### Request
Restate the span of lines that starts with the line containing "Give me the Plotly source for this chart." and ends with the line containing "return (H - B - (y - OFF)) / PH", word for word, including both, with nothing else.

### Material to process
--------------------------------------------------
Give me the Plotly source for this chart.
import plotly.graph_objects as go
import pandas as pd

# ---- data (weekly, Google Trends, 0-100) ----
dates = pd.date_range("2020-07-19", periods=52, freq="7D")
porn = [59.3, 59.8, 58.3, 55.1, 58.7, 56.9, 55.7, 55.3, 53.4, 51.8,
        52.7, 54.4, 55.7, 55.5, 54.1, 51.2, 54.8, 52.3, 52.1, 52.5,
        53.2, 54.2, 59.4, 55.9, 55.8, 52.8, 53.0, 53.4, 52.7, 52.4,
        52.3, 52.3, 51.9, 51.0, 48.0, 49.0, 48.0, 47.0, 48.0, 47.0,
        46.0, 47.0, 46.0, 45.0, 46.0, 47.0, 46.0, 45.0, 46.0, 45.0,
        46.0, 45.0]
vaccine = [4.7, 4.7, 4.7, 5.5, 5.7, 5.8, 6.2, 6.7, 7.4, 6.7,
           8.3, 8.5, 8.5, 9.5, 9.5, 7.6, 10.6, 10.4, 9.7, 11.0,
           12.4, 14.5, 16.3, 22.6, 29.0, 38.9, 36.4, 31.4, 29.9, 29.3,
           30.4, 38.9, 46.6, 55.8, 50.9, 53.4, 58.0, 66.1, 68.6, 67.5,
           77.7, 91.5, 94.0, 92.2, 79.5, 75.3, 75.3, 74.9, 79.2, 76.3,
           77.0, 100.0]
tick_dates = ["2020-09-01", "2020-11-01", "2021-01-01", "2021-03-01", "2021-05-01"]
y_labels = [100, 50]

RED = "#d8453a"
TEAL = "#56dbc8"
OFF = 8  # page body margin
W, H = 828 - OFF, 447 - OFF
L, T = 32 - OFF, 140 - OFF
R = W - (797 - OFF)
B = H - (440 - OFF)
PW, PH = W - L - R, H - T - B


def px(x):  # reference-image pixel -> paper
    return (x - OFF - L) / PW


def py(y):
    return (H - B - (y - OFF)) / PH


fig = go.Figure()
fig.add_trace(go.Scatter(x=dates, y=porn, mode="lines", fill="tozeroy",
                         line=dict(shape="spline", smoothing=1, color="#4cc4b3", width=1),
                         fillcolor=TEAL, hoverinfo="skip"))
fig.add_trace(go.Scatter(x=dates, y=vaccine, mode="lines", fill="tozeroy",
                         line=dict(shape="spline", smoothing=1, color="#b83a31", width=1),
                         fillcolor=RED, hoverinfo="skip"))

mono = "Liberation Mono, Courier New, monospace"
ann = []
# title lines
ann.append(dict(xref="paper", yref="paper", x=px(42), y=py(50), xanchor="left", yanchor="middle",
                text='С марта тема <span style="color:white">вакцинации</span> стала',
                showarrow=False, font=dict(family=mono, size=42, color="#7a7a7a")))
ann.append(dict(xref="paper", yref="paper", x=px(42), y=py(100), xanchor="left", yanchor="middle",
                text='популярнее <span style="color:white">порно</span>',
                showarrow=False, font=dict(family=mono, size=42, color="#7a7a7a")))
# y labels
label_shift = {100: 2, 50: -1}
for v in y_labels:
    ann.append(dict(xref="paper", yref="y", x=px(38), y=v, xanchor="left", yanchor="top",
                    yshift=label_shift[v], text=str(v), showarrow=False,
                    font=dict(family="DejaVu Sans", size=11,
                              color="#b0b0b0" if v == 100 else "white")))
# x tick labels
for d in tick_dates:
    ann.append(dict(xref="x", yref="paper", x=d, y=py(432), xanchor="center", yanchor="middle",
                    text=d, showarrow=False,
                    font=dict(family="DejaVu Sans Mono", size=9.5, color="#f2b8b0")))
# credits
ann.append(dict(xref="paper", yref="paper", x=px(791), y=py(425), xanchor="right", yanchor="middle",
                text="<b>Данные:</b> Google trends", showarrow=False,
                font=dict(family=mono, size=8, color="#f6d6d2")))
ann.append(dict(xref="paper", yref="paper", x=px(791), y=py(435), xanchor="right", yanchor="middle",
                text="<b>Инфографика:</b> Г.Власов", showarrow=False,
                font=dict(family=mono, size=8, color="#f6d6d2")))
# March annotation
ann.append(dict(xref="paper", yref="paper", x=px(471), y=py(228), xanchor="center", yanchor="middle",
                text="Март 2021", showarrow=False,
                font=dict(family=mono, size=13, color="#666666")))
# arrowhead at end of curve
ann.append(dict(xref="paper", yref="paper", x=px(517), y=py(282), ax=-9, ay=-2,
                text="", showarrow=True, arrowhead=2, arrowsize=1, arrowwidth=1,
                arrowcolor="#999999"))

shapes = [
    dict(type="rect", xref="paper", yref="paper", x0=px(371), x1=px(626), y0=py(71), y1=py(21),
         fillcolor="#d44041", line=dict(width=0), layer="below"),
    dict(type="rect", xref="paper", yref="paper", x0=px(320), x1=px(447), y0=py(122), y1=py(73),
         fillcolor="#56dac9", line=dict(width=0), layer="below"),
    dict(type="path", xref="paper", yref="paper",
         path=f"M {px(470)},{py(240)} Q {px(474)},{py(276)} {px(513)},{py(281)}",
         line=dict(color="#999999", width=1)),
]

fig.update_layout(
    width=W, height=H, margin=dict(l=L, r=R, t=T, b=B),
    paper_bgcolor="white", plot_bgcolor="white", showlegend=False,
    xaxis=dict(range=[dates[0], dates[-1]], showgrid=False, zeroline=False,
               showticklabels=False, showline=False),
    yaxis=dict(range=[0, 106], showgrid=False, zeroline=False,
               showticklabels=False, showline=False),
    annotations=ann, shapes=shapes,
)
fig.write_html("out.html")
--------------------------------------------------
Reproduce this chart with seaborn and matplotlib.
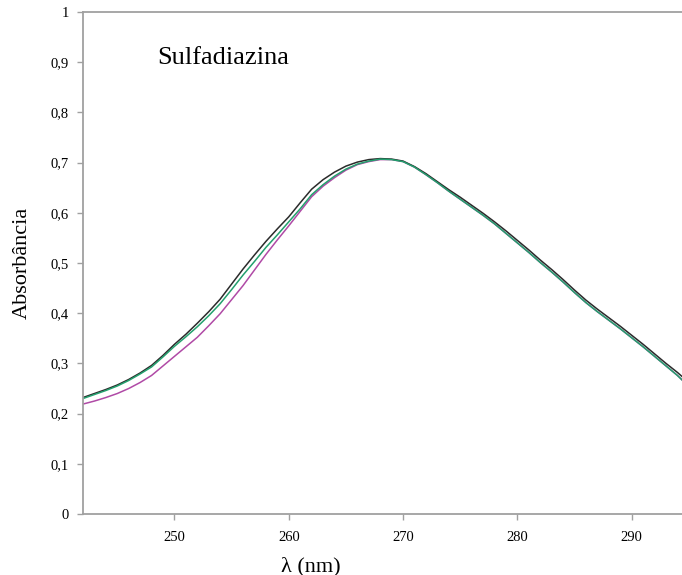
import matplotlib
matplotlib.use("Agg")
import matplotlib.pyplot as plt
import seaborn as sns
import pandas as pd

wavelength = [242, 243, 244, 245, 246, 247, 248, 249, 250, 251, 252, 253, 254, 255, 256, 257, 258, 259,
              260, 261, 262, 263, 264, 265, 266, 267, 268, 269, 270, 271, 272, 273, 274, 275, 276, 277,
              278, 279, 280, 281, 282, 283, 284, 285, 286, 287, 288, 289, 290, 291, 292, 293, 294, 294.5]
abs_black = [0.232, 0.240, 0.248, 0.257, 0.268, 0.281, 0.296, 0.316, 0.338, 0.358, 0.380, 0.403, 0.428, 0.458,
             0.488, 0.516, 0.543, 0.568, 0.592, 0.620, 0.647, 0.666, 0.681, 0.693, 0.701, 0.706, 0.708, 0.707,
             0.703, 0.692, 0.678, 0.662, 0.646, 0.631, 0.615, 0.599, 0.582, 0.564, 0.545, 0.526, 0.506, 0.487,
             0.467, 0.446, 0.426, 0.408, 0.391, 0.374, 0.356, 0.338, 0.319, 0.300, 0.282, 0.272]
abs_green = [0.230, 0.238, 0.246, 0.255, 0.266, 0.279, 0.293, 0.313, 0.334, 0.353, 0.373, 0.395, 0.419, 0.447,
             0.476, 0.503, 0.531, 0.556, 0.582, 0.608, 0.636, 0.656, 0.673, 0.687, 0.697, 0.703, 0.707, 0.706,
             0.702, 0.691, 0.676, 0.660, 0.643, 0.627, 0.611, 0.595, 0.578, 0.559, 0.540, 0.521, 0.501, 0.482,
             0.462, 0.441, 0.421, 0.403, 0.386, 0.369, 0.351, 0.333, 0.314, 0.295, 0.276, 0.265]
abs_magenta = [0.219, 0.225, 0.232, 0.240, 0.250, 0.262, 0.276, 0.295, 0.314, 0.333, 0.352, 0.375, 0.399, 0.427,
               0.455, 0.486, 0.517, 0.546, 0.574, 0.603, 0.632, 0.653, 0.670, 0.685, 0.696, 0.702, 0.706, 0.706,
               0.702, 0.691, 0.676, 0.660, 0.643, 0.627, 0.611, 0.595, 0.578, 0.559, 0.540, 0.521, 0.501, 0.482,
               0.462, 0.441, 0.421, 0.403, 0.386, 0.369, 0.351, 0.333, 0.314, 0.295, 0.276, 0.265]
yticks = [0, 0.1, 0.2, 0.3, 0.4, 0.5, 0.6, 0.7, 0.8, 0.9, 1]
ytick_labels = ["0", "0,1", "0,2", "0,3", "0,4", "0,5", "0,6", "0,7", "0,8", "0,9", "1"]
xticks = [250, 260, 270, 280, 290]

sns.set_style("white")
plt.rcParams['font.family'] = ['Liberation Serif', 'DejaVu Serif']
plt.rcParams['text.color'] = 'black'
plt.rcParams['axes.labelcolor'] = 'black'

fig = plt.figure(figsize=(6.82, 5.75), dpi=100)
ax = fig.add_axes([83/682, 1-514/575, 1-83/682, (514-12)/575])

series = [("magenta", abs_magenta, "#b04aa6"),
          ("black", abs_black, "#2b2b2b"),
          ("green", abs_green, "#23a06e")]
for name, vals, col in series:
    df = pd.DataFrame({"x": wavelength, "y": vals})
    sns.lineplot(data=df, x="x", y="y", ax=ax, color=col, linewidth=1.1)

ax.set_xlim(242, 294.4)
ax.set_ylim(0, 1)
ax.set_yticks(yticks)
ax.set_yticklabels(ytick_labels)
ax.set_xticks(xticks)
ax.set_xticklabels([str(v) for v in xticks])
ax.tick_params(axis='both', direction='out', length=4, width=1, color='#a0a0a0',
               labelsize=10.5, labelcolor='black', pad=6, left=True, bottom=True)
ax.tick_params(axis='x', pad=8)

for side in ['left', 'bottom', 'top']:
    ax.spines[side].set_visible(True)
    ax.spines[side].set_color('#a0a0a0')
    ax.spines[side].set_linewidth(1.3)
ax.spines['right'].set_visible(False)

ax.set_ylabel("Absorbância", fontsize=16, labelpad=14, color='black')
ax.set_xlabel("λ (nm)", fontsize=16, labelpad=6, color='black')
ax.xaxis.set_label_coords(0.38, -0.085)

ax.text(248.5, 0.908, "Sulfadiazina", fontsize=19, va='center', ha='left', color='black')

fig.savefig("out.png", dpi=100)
--------------------------------------------------
### Expected output
Give me the Plotly source for this chart.
import plotly.graph_objects as go
import pandas as pd

# ---- data (weekly, Google Trends, 0-100) ----
dates = pd.date_range("2020-07-19", periods=52, freq="7D")
porn = [59.3, 59.8, 58.3, 55.1, 58.7, 56.9, 55.7, 55.3, 53.4, 51.8,
        52.7, 54.4, 55.7, 55.5, 54.1, 51.2, 54.8, 52.3, 52.1, 52.5,
        53.2, 54.2, 59.4, 55.9, 55.8, 52.8, 53.0, 53.4, 52.7, 52.4,
        52.3, 52.3, 51.9, 51.0, 48.0, 49.0, 48.0, 47.0, 48.0, 47.0,
        46.0, 47.0, 46.0, 45.0, 46.0, 47.0, 46.0, 45.0, 46.0, 45.0,
        46.0, 45.0]
vaccine = [4.7, 4.7, 4.7, 5.5, 5.7, 5.8, 6.2, 6.7, 7.4, 6.7,
           8.3, 8.5, 8.5, 9.5, 9.5, 7.6, 10.6, 10.4, 9.7, 11.0,
           12.4, 14.5, 16.3, 22.6, 29.0, 38.9, 36.4, 31.4, 29.9, 29.3,
           30.4, 38.9, 46.6, 55.8, 50.9, 53.4, 58.0, 66.1, 68.6, 67.5,
           77.7, 91.5, 94.0, 92.2, 79.5, 75.3, 75.3, 74.9, 79.2, 76.3,
           77.0, 100.0]
tick_dates = ["2020-09-01", "2020-11-01", "2021-01-01", "2021-03-01", "2021-05-01"]
y_labels = [100, 50]

RED = "#d8453a"
TEAL = "#56dbc8"
OFF = 8  # page body margin
W, H = 828 - OFF, 447 - OFF
L, T = 32 - OFF, 140 - OFF
R = W - (797 - OFF)
B = H - (440 - OFF)
PW, PH = W - L - R, H - T - B


def px(x):  # reference-image pixel -> paper
    return (x - OFF - L) / PW


def py(y):
    return (H - B - (y - OFF)) / PH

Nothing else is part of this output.